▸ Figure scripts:
-*-*-
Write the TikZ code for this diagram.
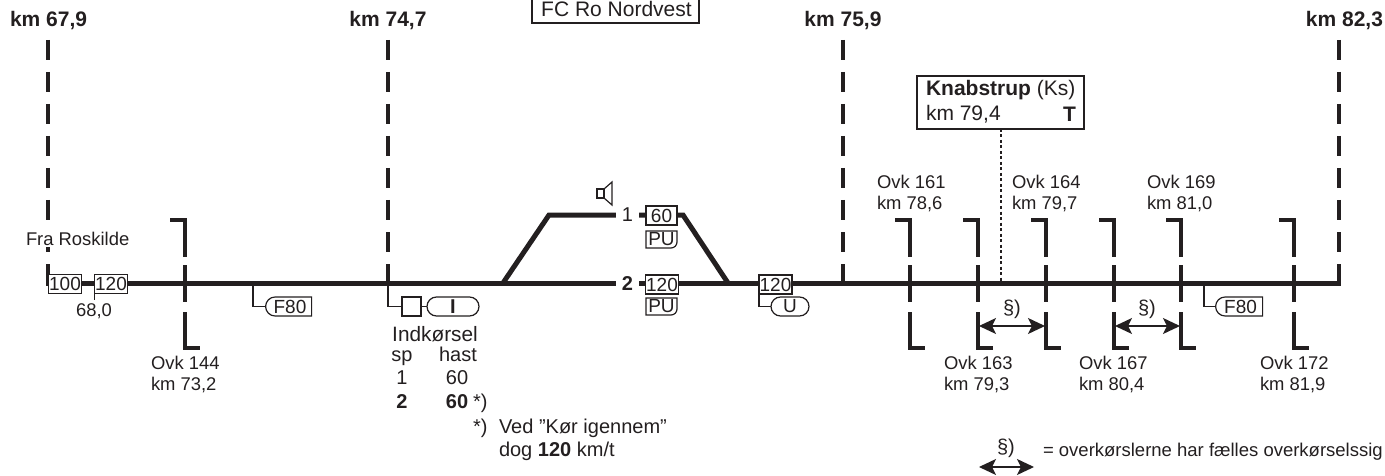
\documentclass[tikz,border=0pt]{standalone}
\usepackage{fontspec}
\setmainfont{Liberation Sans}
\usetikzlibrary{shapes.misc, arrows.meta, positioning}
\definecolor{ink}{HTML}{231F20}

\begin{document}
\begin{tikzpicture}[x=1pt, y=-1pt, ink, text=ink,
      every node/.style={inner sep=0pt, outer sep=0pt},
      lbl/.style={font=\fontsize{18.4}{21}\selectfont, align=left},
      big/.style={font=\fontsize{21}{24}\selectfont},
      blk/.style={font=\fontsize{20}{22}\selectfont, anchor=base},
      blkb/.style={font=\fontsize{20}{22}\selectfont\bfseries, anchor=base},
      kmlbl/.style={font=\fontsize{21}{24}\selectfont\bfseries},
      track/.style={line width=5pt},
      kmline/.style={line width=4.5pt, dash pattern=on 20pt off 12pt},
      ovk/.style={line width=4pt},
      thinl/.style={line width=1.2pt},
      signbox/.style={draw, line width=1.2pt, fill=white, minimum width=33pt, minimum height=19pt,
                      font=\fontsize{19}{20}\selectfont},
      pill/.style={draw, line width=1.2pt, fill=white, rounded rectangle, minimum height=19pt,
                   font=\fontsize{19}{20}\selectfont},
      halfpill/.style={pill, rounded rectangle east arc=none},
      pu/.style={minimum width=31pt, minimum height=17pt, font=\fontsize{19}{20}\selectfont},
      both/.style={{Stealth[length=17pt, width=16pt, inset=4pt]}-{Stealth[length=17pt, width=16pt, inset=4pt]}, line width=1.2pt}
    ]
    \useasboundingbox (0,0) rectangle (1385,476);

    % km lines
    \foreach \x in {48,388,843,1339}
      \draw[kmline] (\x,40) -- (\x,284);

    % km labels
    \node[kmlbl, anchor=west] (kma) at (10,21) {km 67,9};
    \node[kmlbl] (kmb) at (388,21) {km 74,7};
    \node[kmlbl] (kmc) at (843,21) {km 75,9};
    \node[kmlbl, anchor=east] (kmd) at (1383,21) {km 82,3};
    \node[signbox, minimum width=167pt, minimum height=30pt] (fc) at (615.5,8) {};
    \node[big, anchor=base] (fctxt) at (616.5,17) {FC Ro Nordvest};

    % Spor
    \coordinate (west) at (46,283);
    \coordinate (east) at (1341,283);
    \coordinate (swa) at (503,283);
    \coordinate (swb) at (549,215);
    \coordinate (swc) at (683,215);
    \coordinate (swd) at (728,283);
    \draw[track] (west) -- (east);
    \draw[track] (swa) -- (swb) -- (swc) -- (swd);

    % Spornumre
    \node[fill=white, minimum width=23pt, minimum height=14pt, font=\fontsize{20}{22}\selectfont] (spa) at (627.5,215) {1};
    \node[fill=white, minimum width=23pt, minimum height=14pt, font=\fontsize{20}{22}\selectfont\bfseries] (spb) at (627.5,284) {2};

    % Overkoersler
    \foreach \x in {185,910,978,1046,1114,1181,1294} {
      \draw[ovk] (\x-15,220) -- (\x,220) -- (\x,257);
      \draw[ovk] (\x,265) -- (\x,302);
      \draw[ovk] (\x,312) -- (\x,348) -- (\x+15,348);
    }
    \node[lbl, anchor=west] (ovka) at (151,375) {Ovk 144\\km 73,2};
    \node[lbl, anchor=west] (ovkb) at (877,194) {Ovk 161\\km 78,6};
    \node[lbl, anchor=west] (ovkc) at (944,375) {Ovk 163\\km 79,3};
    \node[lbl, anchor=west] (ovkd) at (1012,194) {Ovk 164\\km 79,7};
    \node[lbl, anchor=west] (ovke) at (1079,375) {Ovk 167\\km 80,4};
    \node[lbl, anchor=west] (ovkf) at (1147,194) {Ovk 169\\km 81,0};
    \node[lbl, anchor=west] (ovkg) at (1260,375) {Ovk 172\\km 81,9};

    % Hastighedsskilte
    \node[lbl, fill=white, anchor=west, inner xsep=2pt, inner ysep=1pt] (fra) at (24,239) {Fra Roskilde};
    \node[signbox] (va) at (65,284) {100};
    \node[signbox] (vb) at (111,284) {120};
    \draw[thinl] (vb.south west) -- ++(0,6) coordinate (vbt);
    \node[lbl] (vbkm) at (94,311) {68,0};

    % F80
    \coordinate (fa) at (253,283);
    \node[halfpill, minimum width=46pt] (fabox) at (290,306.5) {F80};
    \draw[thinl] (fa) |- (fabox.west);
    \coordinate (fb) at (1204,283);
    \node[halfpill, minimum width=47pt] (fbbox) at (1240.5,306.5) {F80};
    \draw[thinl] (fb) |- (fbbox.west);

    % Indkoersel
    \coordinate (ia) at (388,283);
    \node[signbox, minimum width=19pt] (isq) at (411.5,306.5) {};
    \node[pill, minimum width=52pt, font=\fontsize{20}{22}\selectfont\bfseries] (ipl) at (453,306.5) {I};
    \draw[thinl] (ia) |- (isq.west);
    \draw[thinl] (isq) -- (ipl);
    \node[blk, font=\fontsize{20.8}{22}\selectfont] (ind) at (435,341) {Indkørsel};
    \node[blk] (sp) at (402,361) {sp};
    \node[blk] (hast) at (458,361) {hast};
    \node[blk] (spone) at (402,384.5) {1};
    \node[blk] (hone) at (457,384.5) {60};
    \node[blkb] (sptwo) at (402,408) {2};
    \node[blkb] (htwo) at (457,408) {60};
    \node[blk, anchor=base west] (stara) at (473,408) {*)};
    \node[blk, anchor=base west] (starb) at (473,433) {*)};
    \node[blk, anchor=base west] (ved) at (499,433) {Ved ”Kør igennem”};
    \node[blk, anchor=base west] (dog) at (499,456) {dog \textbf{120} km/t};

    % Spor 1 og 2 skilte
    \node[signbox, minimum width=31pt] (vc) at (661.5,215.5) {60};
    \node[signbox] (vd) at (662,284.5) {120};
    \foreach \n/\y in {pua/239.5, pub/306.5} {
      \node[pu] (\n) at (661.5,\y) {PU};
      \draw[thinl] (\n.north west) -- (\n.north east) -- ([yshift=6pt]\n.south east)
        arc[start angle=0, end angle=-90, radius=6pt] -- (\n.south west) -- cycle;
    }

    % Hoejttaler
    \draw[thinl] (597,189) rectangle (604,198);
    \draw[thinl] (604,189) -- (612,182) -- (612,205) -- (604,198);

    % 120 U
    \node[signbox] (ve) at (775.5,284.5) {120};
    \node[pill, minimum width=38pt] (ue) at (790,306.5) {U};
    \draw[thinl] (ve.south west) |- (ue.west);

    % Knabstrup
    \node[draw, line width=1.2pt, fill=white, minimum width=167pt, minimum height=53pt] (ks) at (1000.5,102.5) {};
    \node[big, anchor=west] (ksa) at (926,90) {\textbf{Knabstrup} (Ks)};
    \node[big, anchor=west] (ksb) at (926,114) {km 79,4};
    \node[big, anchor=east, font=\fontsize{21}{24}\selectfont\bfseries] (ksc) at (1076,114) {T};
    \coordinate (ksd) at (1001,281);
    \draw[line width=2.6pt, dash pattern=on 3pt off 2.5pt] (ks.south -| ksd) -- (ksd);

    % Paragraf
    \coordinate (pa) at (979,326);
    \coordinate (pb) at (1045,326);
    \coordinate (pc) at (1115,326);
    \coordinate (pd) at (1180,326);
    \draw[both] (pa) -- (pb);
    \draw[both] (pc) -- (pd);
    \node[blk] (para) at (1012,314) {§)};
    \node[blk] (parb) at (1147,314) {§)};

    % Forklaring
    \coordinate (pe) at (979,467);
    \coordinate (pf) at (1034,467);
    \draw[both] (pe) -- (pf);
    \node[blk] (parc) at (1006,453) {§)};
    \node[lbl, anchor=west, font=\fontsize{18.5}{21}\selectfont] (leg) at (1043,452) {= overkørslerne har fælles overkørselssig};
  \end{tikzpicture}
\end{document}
-*-*-
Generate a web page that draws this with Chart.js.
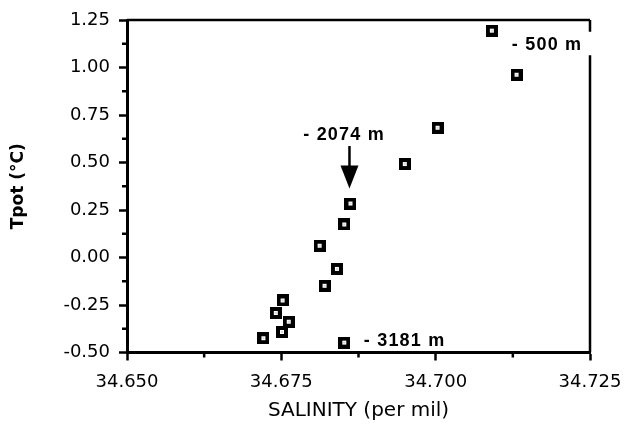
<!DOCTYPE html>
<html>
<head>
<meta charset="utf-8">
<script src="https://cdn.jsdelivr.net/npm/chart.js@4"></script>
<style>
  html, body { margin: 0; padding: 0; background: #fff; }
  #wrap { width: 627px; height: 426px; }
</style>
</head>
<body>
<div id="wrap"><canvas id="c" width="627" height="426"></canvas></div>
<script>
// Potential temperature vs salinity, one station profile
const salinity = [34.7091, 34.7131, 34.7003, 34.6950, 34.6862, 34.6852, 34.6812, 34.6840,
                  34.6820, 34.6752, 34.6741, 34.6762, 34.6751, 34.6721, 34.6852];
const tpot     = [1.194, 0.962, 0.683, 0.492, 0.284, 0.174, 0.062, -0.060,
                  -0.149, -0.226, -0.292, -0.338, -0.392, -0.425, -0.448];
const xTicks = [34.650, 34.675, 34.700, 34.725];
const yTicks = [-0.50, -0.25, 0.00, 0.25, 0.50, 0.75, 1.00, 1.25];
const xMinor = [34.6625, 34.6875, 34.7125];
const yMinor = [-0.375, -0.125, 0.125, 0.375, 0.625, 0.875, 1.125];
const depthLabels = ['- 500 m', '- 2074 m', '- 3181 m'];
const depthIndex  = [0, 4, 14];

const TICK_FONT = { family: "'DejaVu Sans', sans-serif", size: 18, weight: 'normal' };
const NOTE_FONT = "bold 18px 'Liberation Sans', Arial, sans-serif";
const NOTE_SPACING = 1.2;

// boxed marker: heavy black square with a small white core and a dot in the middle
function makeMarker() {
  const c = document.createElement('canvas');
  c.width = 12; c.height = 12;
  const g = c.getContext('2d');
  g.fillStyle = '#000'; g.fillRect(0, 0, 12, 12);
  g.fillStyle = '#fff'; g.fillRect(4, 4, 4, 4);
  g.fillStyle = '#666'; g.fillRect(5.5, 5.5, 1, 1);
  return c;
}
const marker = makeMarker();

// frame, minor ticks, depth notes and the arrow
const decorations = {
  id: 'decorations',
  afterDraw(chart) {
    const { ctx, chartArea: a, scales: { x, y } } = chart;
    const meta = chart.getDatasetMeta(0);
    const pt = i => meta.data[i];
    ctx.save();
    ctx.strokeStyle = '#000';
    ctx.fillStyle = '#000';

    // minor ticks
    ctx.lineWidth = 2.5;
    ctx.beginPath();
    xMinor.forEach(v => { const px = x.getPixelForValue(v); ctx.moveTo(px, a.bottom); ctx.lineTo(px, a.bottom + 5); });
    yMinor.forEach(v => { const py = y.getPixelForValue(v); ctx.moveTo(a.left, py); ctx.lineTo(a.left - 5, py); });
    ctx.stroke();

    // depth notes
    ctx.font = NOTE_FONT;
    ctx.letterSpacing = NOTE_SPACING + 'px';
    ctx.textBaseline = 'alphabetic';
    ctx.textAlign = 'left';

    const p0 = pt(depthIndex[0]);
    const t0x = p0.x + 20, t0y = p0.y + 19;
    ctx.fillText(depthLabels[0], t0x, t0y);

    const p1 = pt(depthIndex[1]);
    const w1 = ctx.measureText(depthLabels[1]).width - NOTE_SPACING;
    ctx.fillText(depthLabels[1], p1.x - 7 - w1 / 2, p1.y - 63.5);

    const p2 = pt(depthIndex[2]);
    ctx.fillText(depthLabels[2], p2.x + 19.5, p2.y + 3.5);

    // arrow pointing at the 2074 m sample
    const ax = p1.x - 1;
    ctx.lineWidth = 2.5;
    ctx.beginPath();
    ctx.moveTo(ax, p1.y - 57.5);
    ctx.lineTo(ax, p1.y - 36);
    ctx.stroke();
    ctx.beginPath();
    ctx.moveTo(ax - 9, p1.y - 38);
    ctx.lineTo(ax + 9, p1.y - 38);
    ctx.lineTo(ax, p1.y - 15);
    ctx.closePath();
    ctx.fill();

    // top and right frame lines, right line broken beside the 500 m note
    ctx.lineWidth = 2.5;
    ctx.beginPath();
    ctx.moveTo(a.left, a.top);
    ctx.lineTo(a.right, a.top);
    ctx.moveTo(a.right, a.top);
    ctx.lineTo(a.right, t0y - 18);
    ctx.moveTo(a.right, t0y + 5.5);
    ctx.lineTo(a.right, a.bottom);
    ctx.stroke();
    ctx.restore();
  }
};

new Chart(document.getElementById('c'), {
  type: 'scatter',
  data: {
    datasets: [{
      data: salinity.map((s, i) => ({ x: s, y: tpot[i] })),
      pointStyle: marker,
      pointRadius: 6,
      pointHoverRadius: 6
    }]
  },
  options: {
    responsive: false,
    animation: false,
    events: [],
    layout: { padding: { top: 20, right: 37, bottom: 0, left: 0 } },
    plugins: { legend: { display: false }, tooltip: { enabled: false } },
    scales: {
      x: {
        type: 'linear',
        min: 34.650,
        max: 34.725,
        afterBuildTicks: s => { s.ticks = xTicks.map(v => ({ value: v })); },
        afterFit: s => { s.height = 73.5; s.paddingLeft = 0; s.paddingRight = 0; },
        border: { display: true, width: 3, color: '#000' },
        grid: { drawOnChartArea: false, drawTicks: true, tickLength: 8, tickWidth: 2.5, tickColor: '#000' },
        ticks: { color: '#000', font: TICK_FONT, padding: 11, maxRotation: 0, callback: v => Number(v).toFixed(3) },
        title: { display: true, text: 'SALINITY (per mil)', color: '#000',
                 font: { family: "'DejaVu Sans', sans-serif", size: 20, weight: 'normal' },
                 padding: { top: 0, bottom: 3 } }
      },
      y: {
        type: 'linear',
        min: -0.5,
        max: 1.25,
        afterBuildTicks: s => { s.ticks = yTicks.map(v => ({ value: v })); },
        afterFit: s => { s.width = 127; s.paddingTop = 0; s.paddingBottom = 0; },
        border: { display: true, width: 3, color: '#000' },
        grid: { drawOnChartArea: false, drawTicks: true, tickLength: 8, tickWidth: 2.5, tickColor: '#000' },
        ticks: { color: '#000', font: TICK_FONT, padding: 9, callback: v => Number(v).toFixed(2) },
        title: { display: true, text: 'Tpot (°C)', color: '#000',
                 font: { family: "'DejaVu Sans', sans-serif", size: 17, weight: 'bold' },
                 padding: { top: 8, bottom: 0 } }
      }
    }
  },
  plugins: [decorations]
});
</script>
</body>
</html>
-*-*-
▸ GIVEN TASK: Some lines of the records may hold the word "this". How many do? Answer with a number and nothing else.

▸ TASK OUTPUT: 2